Hi I can certainly relate to some of your story. I am 63 and first acknowledged my attraction to men in my early teens, however I didn't do anything about it until my late twenties. Being in my teens in the seventies in Scotland was not the easiest of places to come out! My first time was with a guy ten years senior to me whom I met through personals after I moved to London. It wasn't great and technically I was probably raped as he ignored my pleas to stop before anal sex but they were different days then. To top it all he left me with a dose of crabs. That experience put me off for ten years during which time I got married. Married life was great for just over a year when my wife got pregnant. This event basically put her off sex completely! When my son was about 15 months old my job moved to Holland. This was early nineties and still pre internet, however it was Holland where every form of sex was more available in various formats. To cut a long story short I spent the next twenty years meeting up with guys about once or twice a year. Then I got bored and dissatisfied, I wanted more than cold meaningless sex or I wanted nothing at all. So for the last ten years I have not met up with anyone other than my left hand! Maybe one day I will experience my true self but time is slipping away.
It is never to late to become who you really are. I started to come to terms and acceptance of my homosexuality in my early 50's after a lifetime of play acting straight. I was so good at it I fooled myself! All I can tell you is that the last 2 years of my journey to becoming an openly gay man has been the best years of my life. Certainly not without pain and disruption but in the end it allowed me to grow, learn and accept that same sex attraction is nothing to be ashamed of. It is just as normal, just as meaningful, just as sensual, as anything I ever experienced in a heterosexual relationship. Honestly once I was able to compare, gay is so much more fulfilling, emotionally stable, and sensual amazing. There is no comparing my sex life now as opposed to my " straight" days. I am more emotionally in-tune with my BF than I ever was with an woman I had been with. However this does take time and you need to do some work on yourself. I too suffered from internalized homophobia, shame, guilt the whole nine yards. I didn't want to be homo, queer, fag etc. Over time I was able to work through all that ridiculously biased hetero-normative brainwashing to realize that the path to happiness lay in becoming an openly gay man in a relationship with a wonderful man and living the gay life style that adds so much nuisance and depth to my existence. Have said it before in other posts " I love being gay and every aspect of gay life". Go for it!
Hi thank you for your kind words Thank you for your kind and inspiring words. Several years ago I found my way into a gay bar having been to a failed meet up. I can honestly say I had never felt so comfortable and at home as I did then. I didn't speak to anyone apart from the barman to order a drink but it just felt like I belonged there.

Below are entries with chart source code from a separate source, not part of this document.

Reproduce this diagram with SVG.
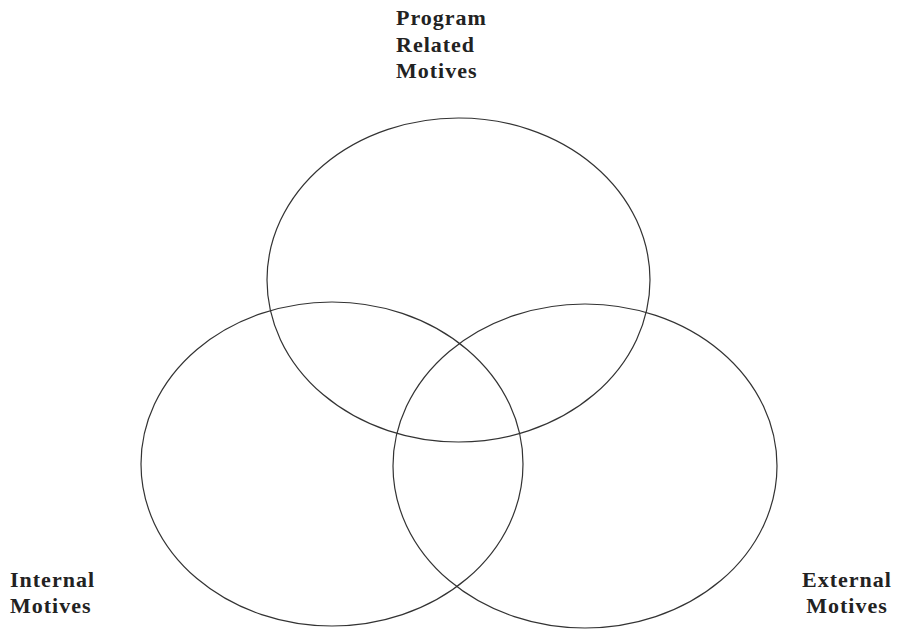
<svg xmlns="http://www.w3.org/2000/svg" width="898" height="631" viewBox="0 0 898 631">
<style>
.c{fill:none;stroke:#333;stroke-width:1.2}
.t{font-family:"Liberation Serif",serif;font-weight:bold;font-size:22px;fill:#222;letter-spacing:1px}
</style>
<rect width="898" height="631" fill="#fff"/>
<g id="program">
<ellipse class="c" cx="458.5" cy="280" rx="191.5" ry="162"/>
<text class="t" x="396" y="25">Program</text>
<text class="t" x="396" y="51.5">Related</text>
<text class="t" x="396" y="78">Motives</text>
</g>
<g id="internal">
<ellipse class="c" cx="332" cy="464" rx="191" ry="162"/>
<text class="t" x="10" y="587">Internal</text>
<text class="t" x="10" y="613">Motives</text>
</g>
<g id="external">
<ellipse class="c" cx="585" cy="466" rx="192" ry="162"/>
<text class="t" x="847" y="587" text-anchor="middle">External</text>
<text class="t" x="847" y="613" text-anchor="middle">Motives</text>
</g>
<g id="connectors"/>
</svg>
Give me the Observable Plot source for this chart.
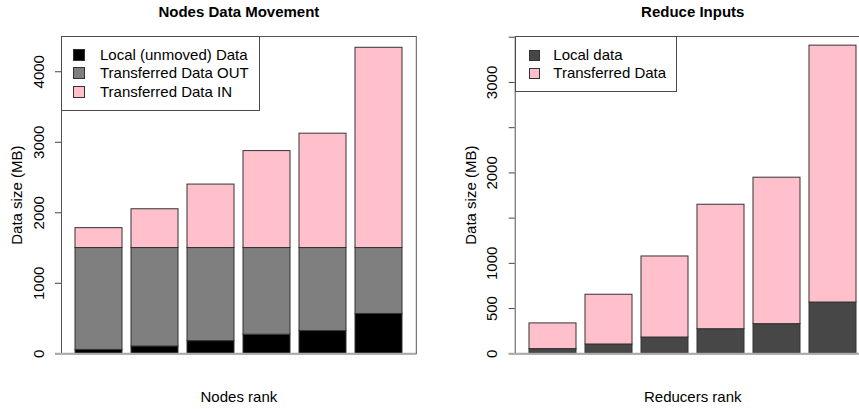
<!DOCTYPE html>
<html><head><meta charset="utf-8">
<script src="https://cdn.jsdelivr.net/npm/d3@7"></script>
<script src="https://cdn.jsdelivr.net/npm/@observablehq/plot@0.6"></script>
<style>
html,body{margin:0;padding:0;background:#fff;overflow:hidden}
body{width:859px;height:409px;position:relative;font-family:"Liberation Sans",Arial,sans-serif}
.panel{position:absolute;top:0;height:409px;overflow:hidden}
.legend{position:absolute;background:#fff;border:1px solid #4a4a4a;box-sizing:border-box}
.sw{position:absolute;box-sizing:border-box;border:1px solid #333}
.lt{position:absolute;font-size:15px;line-height:18px;white-space:nowrap;color:#000}
</style></head><body>
<div id="left" class="panel" style="left:0;width:430px"></div>
<div id="right" class="panel" style="left:430px;width:429px"></div>
<div id="legL" class="legend" style="left:61px;top:36px;width:199px;height:75px"></div>
<div id="legR" class="legend" style="left:515px;top:36px;width:162px;height:56px"></div>
<script>
const ranks = ["1","2","3","4","5","6"];
const localData = [55, 104, 180, 271, 322, 565];
const transferredOut = [1445, 1396, 1320, 1229, 1178, 935];
const transferredIn = [282, 550, 900, 1375, 1622, 2840];
const reduceLocal = [52, 103, 180, 272, 328, 567];
const reduceTransferred = [284, 550, 896, 1376, 1619, 2840];
const leftSeries = ["Local (unmoved) Data", "Transferred Data OUT", "Transferred Data IN"];
const leftColors = ["#000000", "#7f7f7f", "#ffc0cb"];
const rightSeries = ["Local data", "Transferred Data"];
const rightColors = ["#474747", "#ffc0cb"];
const leftTicks = [0, 1000, 2000, 3000, 4000];
const leftTickLabels = [0, 1000, 2000, 3000, 4000];
const rightTicks = [0, 500, 1000, 1500, 2000, 2500, 3000, 3500];
const rightTickLabels = [0, 500, 1000, 2000, 3000];

const leftRows = ranks.flatMap((r, i) => [
  {rank: r, series: leftSeries[0], value: localData[i]},
  {rank: r, series: leftSeries[1], value: transferredOut[i]},
  {rank: r, series: leftSeries[2], value: transferredIn[i]}
]);
const rightRows = ranks.flatMap((r, i) => [
  {rank: r, series: rightSeries[0], value: reduceLocal[i]},
  {rank: r, series: rightSeries[1], value: reduceTransferred[i]}
]);

function panel(o) {
  return Plot.plot({
    width: o.width, height: 409,
    marginLeft: o.marginLeft, marginRight: o.marginRight, marginTop: 36, marginBottom: 55.7,
    style: {fontFamily: "Liberation Sans, Arial, sans-serif", fontSize: "15px", color: "#000", background: "#fff", maxWidth: "none", overflow: "visible"},
    x: {type: "band", domain: ranks, paddingInner: 1/6, paddingOuter: 0.2333, align: 0.5, axis: null},
    y: {domain: o.yDomain, axis: null},
    color: {domain: o.series, range: o.colors},
    marks: [
      Plot.barY(o.rows, {x: "rank", y: "value", fill: "series", stroke: "#333", strokeWidth: 1}),
      Plot.frame({stroke: "#555"}),
      Plot.axisY({ticks: o.ticks, tickFormat: d => o.tickLabels.includes(d) ? String(d) : "", label: null, tickSize: 6, tickRotate: -90, tickPadding: 12, stroke: "#444", fontSize: 15}),
      Plot.ruleY([0], {stroke: "#aaa", strokeWidth: 2, insetLeft: -6}),
      Plot.text([o.title], {text: d => d, frameAnchor: "top", dy: -24, lineAnchor: "middle", textAnchor: "middle", fontWeight: "bold", fontSize: 15}),
      Plot.text([o.xLabel], {text: d => d, frameAnchor: "bottom", dy: 43, lineAnchor: "middle", textAnchor: "middle", fontSize: 15}),
      Plot.text(["Data size (MB)"], {text: d => d, frameAnchor: "left", dx: -44, rotate: -90, lineAnchor: "middle", textAnchor: "middle", fontSize: 15})
    ]
  });
}

document.getElementById("left").append(panel({
  rows: leftRows, series: leftSeries, colors: leftColors, yDomain: [0, 4500],
  ticks: leftTicks, tickLabels: leftTickLabels, width: 430, marginLeft: 61, marginRight: 14.2,
  title: "Nodes Data Movement", xLabel: "Nodes rank"
}));
document.getElementById("right").append(panel({
  rows: rightRows, series: rightSeries, colors: rightColors, yDomain: [0, 3508],
  ticks: rightTicks, tickLabels: rightTickLabels, width: 440, marginLeft: 84.7, marginRight: 0.2,
  title: "Reduce Inputs", xLabel: "Reducers rank"
}));

function legend(id, series, colors, sw, swLeft, textLeft) {
  const el = document.getElementById(id);
  series.forEach((s, i) => {
    const c = 55 + i * 18.3 - 37;
    const b = document.createElement("div");
    b.className = "sw";
    b.style.cssText = `left:${swLeft}px;top:${c - sw / 2}px;width:${sw}px;height:${sw}px;background:${colors[i]}`;
    el.append(b);
    const t = document.createElement("div");
    t.className = "lt";
    t.style.cssText = `left:${textLeft}px;top:${c - 9}px`;
    t.textContent = s;
    el.append(t);
  });
}
legend("legL", leftSeries, leftColors, 12, 11, 38);
legend("legR", rightSeries, rightColors, 11, 13.3, 37.3);
</script>
</body></html>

For most of us life has complications and I am no different. I have been married for over thirty years and my wife would not be able to look after herself on her own. I still love her very much and couldn't live with myself if I caused her any harm. If I had been born thirty years later with the internet just around the corner I think life would have taken a very different turn.
Rob13955, I have said many times I wish I had been able to acknowledge being gay as a teen. I believe my life would have been so much better. That being said we can’t go back and we can only forge forward towards whatever our future holds.
Lol, I want to drive to South American in a camper van and see a million things. Like attend "Carnival" in Brazil!